Tenía mi propia tribu en casa, pero rápidamente descubrí que el talento argentino para mantener amistades grupales de por vida era única en su clase. Estos muchachos hacían todo juntos. Arrastraban cargadas en común desde hacía una década; uno de ellos siempre se casaba “la próxima primavera” y cosas del tipo en una jerga indescifrable. También se abrían acerca de sus intimidades, a veces de una manera sorprendente: problemas de novia, pérdidas de trabajo y disputas familiares eran diseccionados con humor y una compasión sutil. Vacacionaban juntos: Villa Gesell, Bariloche, los glaciares. Los acompañé varias veces, impresionado por la fuerza de sus vínculos, convencido -correctamente, como resultó- de que este grupo permanecería unido a lo largo de los años, incluso después de que el matrimonio, los hijos y las carreras los hicieran echar raíces.
Pensé en esos muchachos anoche, tras el terrible ataque terrorista en la ciudad de Nueva York, donde ahora resido.

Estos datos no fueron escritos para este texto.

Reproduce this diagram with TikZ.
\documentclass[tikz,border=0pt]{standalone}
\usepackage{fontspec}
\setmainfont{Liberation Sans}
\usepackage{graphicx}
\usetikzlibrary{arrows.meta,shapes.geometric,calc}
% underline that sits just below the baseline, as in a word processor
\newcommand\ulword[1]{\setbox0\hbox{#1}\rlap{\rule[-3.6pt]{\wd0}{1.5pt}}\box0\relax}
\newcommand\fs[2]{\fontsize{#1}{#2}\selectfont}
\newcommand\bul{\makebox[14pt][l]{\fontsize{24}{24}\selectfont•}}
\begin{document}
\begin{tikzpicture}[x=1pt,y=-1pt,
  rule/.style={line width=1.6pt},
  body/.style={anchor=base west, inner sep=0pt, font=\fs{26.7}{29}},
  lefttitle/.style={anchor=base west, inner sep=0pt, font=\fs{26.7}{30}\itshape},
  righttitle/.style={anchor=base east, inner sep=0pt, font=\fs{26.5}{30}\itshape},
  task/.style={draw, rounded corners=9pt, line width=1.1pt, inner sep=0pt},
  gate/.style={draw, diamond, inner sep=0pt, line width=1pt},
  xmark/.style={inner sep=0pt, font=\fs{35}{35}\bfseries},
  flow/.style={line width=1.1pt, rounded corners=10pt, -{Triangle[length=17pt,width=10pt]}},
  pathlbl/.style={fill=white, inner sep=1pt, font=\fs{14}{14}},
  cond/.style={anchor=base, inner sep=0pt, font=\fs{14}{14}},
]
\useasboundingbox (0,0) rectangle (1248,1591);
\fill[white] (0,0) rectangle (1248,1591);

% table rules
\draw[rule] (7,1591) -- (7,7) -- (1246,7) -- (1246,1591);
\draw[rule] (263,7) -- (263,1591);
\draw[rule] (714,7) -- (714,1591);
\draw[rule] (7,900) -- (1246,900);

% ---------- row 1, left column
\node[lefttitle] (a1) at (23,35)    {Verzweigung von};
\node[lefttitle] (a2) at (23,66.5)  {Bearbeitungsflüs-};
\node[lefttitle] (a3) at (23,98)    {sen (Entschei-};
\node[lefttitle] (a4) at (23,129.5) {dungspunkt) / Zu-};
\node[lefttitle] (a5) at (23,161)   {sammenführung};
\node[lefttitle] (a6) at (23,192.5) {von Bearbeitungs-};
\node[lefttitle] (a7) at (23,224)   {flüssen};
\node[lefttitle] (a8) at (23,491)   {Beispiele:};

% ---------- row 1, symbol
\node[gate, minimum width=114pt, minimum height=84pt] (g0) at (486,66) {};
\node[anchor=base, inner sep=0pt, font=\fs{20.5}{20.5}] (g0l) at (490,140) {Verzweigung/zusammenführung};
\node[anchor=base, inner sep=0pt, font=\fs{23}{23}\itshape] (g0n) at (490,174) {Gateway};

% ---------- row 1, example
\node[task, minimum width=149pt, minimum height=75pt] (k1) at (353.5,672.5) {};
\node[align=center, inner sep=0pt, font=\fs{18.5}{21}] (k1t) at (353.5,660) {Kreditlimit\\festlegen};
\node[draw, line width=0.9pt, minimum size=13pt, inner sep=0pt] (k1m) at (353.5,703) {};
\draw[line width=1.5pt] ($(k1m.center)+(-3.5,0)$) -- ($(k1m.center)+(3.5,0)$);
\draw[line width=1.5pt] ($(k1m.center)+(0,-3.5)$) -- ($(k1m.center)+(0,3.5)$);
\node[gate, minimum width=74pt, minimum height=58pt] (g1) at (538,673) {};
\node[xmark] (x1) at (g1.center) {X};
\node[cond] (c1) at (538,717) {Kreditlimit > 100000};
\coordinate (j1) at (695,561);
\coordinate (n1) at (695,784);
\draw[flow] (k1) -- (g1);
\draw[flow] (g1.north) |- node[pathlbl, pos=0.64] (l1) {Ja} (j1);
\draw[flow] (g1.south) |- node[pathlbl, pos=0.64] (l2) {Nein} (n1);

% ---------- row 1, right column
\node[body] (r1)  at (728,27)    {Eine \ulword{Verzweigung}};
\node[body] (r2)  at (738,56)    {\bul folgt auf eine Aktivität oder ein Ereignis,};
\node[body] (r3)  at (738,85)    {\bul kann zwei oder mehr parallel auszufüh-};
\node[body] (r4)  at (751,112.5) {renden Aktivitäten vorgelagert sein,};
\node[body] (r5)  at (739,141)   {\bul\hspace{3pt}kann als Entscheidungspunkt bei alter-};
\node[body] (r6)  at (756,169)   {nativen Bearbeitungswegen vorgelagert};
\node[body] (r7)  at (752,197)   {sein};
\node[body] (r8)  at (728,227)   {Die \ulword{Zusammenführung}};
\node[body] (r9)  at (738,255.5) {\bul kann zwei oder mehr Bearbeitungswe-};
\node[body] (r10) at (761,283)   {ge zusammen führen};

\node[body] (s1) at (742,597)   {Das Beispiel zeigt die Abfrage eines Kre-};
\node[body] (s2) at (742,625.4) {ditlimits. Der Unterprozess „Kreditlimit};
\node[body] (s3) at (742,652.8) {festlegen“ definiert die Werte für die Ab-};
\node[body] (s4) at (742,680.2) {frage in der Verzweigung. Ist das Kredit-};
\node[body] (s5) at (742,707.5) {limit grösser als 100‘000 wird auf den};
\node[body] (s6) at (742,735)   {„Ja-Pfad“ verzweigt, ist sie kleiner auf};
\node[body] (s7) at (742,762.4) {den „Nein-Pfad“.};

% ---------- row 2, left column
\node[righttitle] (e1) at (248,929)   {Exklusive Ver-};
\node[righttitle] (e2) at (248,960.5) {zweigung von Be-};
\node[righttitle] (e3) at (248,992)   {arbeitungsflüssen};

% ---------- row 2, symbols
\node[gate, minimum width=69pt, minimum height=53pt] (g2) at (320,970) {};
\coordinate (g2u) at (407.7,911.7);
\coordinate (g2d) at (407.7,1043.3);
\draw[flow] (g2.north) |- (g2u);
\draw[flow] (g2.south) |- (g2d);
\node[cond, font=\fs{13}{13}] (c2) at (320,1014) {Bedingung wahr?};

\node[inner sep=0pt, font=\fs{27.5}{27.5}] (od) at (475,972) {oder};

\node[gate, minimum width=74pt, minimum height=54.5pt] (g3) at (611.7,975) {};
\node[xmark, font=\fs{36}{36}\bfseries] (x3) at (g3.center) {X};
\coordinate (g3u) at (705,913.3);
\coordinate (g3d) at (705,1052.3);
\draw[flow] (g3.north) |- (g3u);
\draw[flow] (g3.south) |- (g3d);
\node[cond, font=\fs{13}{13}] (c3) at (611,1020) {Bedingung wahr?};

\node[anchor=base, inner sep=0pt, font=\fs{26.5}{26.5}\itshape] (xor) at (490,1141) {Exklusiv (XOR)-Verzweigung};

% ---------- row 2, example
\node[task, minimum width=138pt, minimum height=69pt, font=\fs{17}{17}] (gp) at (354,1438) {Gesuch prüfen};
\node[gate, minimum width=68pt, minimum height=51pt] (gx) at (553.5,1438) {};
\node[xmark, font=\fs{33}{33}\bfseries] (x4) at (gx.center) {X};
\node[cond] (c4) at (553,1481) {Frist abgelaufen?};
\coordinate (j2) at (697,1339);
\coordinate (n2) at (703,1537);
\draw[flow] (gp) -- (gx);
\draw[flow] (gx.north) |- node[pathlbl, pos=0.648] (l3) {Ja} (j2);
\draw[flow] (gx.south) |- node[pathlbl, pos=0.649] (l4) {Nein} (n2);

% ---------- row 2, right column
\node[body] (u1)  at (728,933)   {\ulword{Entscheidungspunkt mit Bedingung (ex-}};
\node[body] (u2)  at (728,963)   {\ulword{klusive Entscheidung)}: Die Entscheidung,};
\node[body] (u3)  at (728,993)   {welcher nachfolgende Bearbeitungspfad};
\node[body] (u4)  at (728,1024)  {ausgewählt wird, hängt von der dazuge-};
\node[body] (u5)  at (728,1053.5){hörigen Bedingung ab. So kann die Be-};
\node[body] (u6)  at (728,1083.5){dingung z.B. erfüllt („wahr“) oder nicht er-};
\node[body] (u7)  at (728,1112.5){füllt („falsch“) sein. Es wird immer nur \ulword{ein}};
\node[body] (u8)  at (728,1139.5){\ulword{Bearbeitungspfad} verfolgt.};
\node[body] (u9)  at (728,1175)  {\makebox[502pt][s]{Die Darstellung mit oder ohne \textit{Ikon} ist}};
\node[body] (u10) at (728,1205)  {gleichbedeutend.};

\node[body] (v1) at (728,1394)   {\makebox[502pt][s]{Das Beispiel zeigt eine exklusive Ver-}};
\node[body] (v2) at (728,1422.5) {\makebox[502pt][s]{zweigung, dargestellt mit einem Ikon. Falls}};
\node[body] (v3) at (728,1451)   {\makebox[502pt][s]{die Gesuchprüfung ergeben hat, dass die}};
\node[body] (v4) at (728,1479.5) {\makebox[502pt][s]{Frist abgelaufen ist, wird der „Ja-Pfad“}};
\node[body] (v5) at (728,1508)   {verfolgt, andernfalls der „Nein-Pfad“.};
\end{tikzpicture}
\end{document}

Entre las ocho víctimas mortales se encontraban cinco argentinos, amigos de la escuela secundaria en un viaje grupal para celebrar el 30 aniversario de su graduación, exactamente el tipo de cosas que mi grupo de Temperley hubiera hecho. Cuando vi la foto de ellos reunidos en el aeropuerto de Buenos Aires, con camisetas que decían “LIBRE”, comprendí al instante qué significaba este viaje para ellos. Claro, serían “libres” durante un fin de semana de las presiones de la mediana edad, el trabajo y la familia, pero creo que eso era secundario. Por sobre todas las cosas ésta era una oportunidad para reforzar esos lazos, para reanudar las cargadas de hacía tres décadas y reír juntos hasta las cinco de la mañana.

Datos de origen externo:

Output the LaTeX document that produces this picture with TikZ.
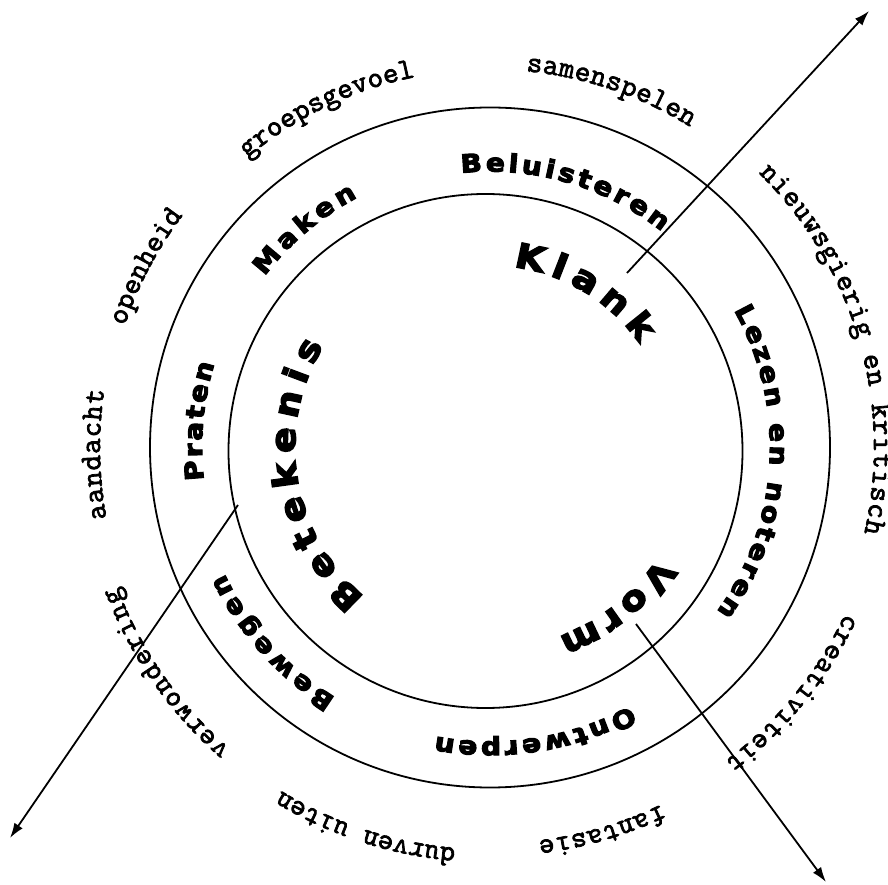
\documentclass[tikz,border=0pt]{standalone}
\usepackage{fontspec}
\usetikzlibrary{decorations.text,arrows.meta}
\newfontfamily\heavyfont{DejaVu Sans Bold}[FakeBold=4.5,FakeStretch=1.12]
\newfontfamily\courfont{Latin Modern Mono}[FakeBold=2.5]
\newcommand\ringfont{\heavyfont\fontsize{25}{25}\selectfont}
\newcommand\corefont{\heavyfont\fontsize{34}{34}\selectfont}
\newcommand\outfont{\courfont\fontsize{30}{30}\selectfont}
% #1 radius, #2 start angle, #3 end angle, #4 font, #5 text
\newcommand\arctext[5]{%
  \path[decorate,decoration={text along path,text align={fit to path},
    text={|#4|#5}}] (O) ++(#2:#1) arc[start angle=#2,end angle=#3,radius=#1];}
\begin{document}
\begin{tikzpicture}[x=1pt,y=1pt,
  ring/.style={line width=1.8pt},
  axis/.style={line width=1.8pt,-{Latex[length=15pt,width=10pt]}}]
\useasboundingbox (0,0) rectangle (888,884);
\coordinate (O) at (490,436.5);
\coordinate (Oi) at (485.5,433);
\draw[ring] (O) circle[radius=340];
\draw[ring] (Oi) circle[radius=257];
% axes
\coordinate (a1s) at (627,611);
\coordinate (a1e) at (869,873);
\coordinate (a2s) at (238,379);
\coordinate (a2e) at (10,46);
\coordinate (a3s) at (636,260);
\coordinate (a3e) at (826,2);
\draw[axis] (a1s) -- (a1e);
\draw[axis] (a2s) -- (a2e);
\draw[axis] (a3s) -- (a3e);
% ring labels
\arctext{276}{96}{51.5}{\ringfont}{Beluisteren}
\arctext{283}{142.8}{117.9}{\ringfont}{Maken}
\arctext{288}{186.5}{163.1}{\ringfont}{Praten}
\arctext{294}{238.3}{205.4}{\ringfont}{Bewegen}
\arctext{294}{298.5}{259.4}{\ringfont}{Ontwerpen}
\arctext{280}{29.4}{-35.9}{\ringfont}{Lezen en noteren}
% core labels
\arctext{182}{82.6}{34.8}{\corefont}{Klank}
\arctext{201}{326.8}{289.9}{\corefont}{Vorm}
\arctext{195}{230}{148.6}{\corefont}{Betekenis}
% outer labels
\arctext{378}{84.5}{58}{\outfont}{samenspelen}
\arctext{378}{130}{101.4}{\outfont}{groepsgevoel}
\arctext{385}{161.6}{142.9}{\outfont}{openheid}
\arctext{390}{190.5}{171.5}{\outfont}{aandacht}
\arctext{398}{229.2}{200.5}{\outfont}{verwondering}
\arctext{402}{265.1}{238.8}{\outfont}{durven uiten}
\arctext{396}{295.5}{277}{\outfont}{fantasie}
\arctext{392}{335}{306.8}{\outfont}{creativiteit}
\arctext{384}{45.6}{-12.9}{\outfont}{nieuwsgierig en kritisch}
\end{tikzpicture}
\end{document}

Según reportes de la prensa argentina, Ariel Erlij, de 48 años, tenía una exitosa carrera como ejecutivo del acero en Rosario, donde el grupo de amigos había estudiado. Ayudó a pagar los pasajes de sus amigos, que no es poca cosa en un país que acaba de salir de una desagradable recesión. Aterrizaron en Nueva York, luego hicieron un rápido viaje a Boston, donde ahora vive otro miembro del grupo. Al regresar a la Gran Manzana ayer, decidieron ir en bicicleta por el Bajo Manhattan. Erlij y otros cuatro -Hernán Diego Mendoza, Diego Enrique Angelini, Alejandro Damián Pagnucco y Hernán Ferruchi- perdieron la vida. Una de las esposas de los sobrevivientes le dijo a La Nación: “Llevaban tanto tiempo esperando por este viaje. No puedo creer que haya terminado de esta manera”.
He vivido en otros países de América Latina en los últimos años, y los vínculos sociales también son estrechos. Pero insisto: hay algo especial en Argentina. Mucho ha ido mal a lo largo de los años: la brutal dictadura de los años setenta, la hiperinflación de los ochenta y la devastadora crisis económica de 2001-2002, que experimenté de primera mano, y que eventualmente cubrí en mi primer trabajo de periodístico. ¿Por qué no han abandonado el país? Bueno, muchos lo hicieron. Pero los argentinos que permanecieron te dirán casi universalmente que fue por esos vínculos. Familia, sí, pero también su grupo de la escuela secundaria o la universidad. El talento nacional para la camaradería de por vida es seguramente lo mejor de Argentina. Verlo ahora en el epicentro de una tragedia internacional, en la ciudad donde vivo, me da mucha tristeza. Me rompe el corazón.